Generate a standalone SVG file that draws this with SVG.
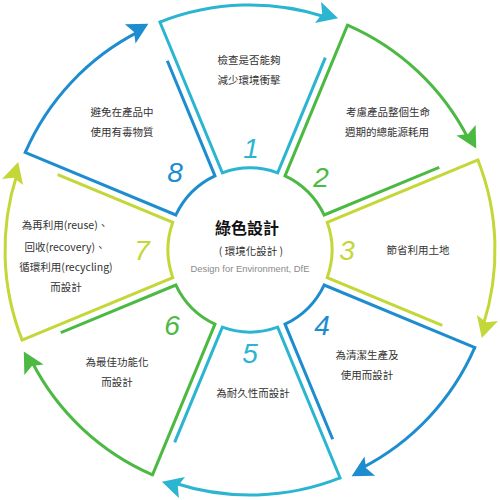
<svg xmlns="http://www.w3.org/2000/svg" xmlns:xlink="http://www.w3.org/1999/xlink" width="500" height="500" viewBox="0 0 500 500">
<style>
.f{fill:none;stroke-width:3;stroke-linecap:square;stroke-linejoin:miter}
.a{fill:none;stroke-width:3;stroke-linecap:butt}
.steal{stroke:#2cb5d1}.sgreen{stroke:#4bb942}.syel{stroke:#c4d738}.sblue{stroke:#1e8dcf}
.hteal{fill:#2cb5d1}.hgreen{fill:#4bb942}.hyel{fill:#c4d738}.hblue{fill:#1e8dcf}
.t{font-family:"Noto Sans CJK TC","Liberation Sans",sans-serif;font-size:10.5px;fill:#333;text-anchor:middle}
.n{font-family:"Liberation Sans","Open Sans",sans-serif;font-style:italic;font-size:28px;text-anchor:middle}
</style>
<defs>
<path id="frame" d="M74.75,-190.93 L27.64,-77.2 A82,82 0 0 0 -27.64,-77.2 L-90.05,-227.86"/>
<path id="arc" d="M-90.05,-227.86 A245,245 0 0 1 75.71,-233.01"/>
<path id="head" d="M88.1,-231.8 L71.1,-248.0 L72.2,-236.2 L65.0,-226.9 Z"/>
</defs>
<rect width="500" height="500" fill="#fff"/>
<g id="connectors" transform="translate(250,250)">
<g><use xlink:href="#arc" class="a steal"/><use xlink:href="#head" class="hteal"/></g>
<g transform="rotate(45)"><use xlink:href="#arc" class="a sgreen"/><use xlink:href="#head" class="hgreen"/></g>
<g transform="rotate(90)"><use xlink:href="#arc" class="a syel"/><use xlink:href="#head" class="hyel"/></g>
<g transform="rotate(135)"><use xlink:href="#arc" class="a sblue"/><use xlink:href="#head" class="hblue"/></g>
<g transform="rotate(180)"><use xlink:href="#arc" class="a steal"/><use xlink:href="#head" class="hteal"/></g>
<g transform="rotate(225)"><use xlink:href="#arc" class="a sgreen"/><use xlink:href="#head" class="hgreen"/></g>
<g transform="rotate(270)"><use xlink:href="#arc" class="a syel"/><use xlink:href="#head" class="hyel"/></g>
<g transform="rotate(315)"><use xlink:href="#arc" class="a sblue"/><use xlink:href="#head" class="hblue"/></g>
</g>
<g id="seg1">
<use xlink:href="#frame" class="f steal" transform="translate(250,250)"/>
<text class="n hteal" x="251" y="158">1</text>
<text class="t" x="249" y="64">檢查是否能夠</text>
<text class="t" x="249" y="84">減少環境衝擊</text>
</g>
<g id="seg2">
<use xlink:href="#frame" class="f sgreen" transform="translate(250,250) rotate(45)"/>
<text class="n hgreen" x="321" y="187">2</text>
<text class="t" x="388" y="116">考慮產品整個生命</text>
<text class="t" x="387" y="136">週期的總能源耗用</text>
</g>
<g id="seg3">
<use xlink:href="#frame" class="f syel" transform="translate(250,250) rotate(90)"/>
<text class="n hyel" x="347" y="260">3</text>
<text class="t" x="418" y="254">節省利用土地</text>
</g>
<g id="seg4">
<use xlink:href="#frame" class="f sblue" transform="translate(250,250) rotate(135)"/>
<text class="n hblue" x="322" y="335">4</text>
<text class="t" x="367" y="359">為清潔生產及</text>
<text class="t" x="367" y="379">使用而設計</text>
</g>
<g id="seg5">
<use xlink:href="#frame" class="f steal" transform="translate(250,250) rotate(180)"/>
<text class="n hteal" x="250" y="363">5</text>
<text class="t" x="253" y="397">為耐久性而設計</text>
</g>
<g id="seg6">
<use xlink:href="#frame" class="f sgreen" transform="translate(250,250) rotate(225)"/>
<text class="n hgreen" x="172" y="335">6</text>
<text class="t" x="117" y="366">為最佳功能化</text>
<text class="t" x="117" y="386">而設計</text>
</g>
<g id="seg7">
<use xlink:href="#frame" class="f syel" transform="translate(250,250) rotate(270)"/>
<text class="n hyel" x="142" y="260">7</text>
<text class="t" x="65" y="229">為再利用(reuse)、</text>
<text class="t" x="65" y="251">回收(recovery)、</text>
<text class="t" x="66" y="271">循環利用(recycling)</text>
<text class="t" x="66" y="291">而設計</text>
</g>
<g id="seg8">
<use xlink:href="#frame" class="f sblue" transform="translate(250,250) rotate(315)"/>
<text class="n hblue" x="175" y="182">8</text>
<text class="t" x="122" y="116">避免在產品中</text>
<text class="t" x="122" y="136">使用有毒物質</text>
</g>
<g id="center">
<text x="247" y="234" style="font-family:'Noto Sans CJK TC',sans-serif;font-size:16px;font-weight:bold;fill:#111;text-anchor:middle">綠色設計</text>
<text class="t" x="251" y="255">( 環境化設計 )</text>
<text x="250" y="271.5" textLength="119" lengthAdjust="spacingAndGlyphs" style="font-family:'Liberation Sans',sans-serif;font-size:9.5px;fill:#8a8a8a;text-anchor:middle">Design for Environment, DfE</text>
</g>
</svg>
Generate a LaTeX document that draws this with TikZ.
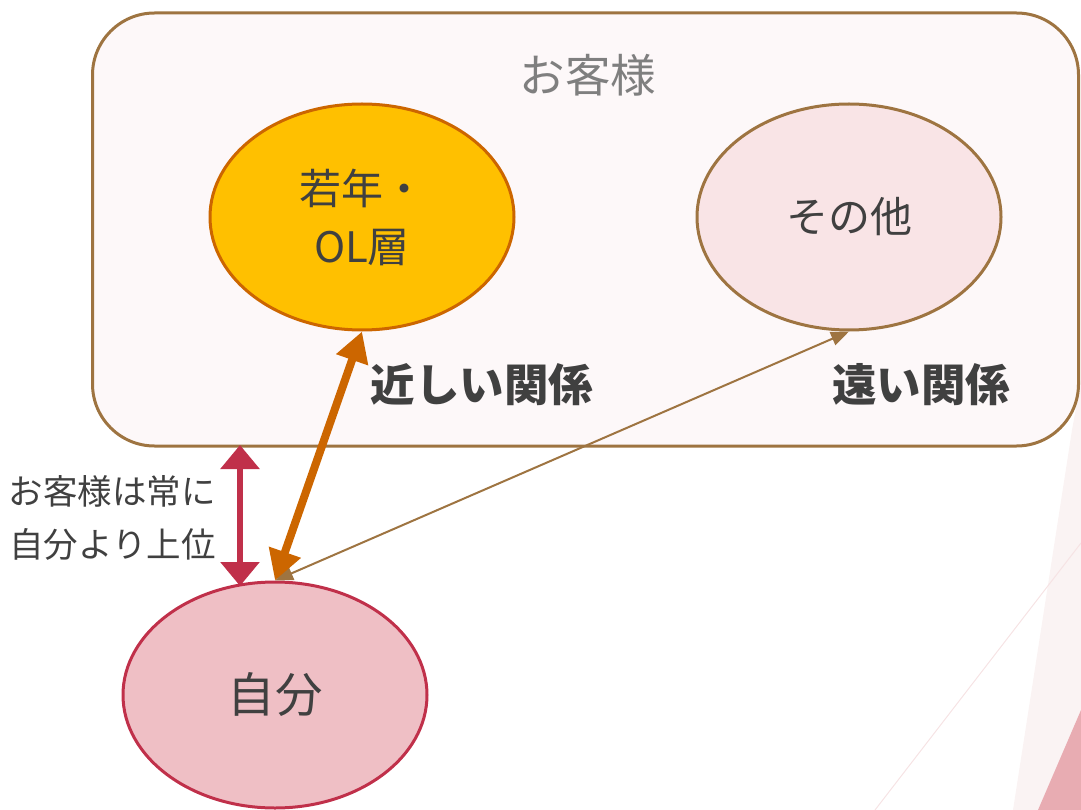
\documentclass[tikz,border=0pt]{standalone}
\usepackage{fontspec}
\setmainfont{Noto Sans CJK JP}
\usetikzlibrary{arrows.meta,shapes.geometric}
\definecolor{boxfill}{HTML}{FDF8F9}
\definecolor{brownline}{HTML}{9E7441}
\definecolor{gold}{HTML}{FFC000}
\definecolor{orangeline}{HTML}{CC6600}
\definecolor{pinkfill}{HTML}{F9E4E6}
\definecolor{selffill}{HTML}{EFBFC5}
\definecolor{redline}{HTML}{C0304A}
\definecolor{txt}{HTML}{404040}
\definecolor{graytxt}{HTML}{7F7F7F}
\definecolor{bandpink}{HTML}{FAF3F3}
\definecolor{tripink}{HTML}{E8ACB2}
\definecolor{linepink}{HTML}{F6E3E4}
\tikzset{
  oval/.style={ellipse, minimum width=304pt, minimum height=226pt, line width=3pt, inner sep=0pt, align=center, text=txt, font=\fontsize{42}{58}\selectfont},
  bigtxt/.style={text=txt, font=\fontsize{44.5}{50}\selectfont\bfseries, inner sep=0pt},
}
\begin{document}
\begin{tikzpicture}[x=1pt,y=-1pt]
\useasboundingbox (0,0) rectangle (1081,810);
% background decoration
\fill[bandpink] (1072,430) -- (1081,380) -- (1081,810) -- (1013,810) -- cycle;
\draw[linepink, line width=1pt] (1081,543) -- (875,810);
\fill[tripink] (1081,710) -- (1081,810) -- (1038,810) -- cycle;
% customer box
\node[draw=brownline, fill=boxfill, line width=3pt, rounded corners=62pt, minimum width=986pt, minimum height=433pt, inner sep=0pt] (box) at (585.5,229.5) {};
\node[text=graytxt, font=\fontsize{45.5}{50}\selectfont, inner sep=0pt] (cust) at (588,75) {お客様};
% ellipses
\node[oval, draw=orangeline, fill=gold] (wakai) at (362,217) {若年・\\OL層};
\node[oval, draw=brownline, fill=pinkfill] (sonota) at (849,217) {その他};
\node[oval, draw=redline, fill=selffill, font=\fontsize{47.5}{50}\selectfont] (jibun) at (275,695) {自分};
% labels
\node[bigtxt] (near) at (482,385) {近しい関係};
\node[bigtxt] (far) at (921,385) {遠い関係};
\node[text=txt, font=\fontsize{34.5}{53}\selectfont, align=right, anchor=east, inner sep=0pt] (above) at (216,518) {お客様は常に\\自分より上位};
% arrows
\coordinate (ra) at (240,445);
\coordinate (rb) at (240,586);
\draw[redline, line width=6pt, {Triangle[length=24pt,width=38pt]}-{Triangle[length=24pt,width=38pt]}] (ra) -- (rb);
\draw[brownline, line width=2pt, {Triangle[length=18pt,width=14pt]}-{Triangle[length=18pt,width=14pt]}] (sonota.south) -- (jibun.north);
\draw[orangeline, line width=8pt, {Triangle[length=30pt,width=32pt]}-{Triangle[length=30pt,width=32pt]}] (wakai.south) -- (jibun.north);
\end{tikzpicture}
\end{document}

============

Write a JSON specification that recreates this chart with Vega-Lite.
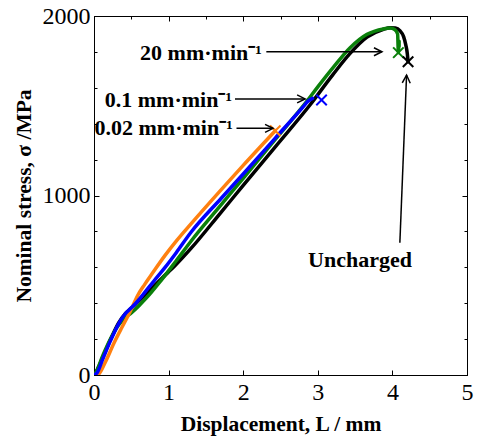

============

_Exercise brief_. Find the word "Generate" in the data and show each line that holds it.

_Answer to the task_.
Generate a standalone SVG file that draws this with SVG.
Generate a LaTeX document that draws this with TikZ.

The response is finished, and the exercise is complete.